━━ Provided information

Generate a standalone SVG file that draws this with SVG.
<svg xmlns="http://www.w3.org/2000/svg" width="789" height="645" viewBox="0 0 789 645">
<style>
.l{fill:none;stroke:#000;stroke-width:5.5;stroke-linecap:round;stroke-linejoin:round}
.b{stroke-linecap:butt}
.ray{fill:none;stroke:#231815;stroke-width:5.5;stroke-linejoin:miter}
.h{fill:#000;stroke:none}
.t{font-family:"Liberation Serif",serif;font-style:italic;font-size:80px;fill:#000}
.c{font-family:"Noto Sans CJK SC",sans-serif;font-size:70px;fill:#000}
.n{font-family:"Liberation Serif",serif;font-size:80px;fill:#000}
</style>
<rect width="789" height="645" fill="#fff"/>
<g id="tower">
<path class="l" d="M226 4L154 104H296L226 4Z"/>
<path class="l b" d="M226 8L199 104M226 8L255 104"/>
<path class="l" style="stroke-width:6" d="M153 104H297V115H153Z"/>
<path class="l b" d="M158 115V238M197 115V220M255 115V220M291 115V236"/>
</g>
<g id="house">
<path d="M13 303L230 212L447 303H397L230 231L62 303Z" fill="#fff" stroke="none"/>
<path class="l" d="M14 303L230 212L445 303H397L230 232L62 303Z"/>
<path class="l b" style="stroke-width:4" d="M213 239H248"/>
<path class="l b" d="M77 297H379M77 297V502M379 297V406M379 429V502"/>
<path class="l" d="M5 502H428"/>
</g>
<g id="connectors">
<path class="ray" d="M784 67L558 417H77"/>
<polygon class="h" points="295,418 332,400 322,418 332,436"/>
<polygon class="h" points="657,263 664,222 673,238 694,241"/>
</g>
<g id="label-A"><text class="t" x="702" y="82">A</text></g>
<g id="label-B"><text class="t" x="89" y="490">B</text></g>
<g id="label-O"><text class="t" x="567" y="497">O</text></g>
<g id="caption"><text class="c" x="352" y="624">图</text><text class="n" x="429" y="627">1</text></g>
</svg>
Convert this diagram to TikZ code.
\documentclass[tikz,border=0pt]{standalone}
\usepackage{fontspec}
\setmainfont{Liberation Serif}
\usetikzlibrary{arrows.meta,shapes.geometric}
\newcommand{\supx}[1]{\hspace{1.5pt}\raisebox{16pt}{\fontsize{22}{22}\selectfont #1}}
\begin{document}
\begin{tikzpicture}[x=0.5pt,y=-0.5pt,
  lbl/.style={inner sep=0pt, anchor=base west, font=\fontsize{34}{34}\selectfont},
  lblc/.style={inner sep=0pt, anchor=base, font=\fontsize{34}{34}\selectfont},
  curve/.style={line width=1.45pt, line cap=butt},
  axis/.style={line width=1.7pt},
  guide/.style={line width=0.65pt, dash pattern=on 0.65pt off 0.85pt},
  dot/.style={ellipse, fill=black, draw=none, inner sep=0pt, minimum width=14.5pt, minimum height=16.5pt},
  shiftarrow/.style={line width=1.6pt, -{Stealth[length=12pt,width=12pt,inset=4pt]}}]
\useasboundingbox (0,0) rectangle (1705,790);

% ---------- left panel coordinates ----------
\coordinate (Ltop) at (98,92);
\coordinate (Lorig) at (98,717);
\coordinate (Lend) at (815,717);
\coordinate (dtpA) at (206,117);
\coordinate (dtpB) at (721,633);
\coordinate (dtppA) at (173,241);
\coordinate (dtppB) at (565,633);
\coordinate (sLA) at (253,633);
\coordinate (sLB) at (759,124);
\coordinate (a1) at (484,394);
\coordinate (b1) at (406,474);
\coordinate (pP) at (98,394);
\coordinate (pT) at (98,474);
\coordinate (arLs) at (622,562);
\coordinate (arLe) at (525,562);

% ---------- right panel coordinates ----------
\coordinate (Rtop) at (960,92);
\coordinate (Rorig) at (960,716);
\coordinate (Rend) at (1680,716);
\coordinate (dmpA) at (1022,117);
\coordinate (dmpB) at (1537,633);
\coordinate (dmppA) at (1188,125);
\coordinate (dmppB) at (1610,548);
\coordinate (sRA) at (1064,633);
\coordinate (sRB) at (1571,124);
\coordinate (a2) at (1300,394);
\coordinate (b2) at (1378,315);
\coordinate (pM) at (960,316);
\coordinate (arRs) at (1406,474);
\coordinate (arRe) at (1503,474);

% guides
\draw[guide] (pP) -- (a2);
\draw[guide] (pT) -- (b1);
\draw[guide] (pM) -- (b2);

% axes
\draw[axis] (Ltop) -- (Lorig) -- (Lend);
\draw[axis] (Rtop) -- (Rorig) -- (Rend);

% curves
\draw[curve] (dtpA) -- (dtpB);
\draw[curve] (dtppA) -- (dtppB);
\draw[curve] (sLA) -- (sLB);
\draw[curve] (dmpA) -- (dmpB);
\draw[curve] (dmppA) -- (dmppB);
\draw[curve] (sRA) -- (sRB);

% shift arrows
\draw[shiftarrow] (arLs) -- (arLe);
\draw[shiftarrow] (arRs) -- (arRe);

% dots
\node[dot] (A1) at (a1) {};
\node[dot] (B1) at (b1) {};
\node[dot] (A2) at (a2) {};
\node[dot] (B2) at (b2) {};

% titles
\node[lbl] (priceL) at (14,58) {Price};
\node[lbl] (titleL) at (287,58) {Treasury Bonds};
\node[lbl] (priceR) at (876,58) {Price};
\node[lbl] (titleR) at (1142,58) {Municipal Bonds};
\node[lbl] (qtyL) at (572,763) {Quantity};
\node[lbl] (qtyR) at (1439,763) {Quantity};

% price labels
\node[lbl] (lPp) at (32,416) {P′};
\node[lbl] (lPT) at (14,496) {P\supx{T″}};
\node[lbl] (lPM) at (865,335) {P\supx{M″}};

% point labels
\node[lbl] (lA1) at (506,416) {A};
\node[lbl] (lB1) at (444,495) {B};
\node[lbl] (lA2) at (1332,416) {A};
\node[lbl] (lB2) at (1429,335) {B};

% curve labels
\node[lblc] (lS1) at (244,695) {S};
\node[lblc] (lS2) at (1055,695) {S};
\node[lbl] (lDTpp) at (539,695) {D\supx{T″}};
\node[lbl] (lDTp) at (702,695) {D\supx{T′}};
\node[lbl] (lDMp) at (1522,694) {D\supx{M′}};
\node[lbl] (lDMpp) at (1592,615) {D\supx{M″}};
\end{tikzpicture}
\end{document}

━━━━
━━ Provided information

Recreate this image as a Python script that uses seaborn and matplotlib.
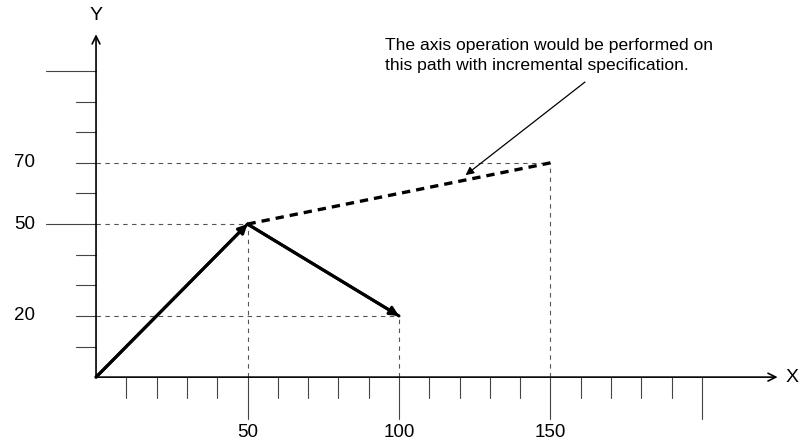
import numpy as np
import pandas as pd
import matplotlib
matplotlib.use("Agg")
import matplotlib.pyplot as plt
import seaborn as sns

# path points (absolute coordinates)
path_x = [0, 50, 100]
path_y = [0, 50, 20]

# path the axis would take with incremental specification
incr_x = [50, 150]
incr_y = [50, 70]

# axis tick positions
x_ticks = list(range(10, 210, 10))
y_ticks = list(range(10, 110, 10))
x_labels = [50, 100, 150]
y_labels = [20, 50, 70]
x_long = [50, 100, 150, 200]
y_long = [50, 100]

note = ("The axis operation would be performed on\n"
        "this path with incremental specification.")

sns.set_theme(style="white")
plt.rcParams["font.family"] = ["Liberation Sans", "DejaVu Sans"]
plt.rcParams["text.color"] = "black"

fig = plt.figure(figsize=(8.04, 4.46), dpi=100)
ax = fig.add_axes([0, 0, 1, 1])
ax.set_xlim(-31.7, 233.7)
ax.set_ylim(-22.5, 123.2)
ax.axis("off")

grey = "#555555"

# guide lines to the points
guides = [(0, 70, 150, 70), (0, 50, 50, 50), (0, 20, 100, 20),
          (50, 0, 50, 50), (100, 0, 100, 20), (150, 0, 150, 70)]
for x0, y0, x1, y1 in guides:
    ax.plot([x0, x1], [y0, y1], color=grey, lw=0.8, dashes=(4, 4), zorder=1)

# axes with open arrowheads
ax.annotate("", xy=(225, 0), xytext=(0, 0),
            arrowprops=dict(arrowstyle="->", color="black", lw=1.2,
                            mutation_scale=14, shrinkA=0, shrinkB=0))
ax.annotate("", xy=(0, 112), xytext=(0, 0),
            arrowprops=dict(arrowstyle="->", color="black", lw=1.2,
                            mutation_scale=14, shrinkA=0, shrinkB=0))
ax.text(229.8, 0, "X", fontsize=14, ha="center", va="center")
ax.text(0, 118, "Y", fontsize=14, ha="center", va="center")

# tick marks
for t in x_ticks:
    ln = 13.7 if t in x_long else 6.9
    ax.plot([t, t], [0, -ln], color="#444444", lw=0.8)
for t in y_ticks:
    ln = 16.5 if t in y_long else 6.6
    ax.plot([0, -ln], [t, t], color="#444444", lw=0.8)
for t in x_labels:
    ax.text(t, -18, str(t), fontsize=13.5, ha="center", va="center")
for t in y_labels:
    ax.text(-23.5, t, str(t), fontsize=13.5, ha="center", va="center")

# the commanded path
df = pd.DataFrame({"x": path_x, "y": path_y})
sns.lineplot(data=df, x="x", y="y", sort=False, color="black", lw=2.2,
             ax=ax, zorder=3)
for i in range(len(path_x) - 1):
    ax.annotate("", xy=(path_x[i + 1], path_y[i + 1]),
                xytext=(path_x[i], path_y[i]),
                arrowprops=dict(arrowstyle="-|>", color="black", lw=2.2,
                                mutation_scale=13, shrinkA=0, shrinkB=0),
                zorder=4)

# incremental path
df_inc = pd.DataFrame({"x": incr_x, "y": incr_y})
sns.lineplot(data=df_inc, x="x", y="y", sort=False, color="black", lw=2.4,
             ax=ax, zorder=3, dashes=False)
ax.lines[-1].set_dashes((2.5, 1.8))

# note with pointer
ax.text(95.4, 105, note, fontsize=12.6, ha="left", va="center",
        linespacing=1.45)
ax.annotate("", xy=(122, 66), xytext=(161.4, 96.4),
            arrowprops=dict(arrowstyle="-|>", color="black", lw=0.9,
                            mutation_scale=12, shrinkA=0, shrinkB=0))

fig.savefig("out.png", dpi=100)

━━━━

▶ _What the exercise asks_:
Only the lines starting at the line with "Recreate this image" and ending at the line with "incr_y = [50, 70]" should be printed again, exactly and with both ends kept; omit the pictures.

▶ _Completed task_:
Recreate this image as a Python script that uses seaborn and matplotlib.
import numpy as np
import pandas as pd
import matplotlib
matplotlib.use("Agg")
import matplotlib.pyplot as plt
import seaborn as sns

# path points (absolute coordinates)
path_x = [0, 50, 100]
path_y = [0, 50, 20]

# path the axis would take with incremental specification
incr_x = [50, 150]
incr_y = [50, 70]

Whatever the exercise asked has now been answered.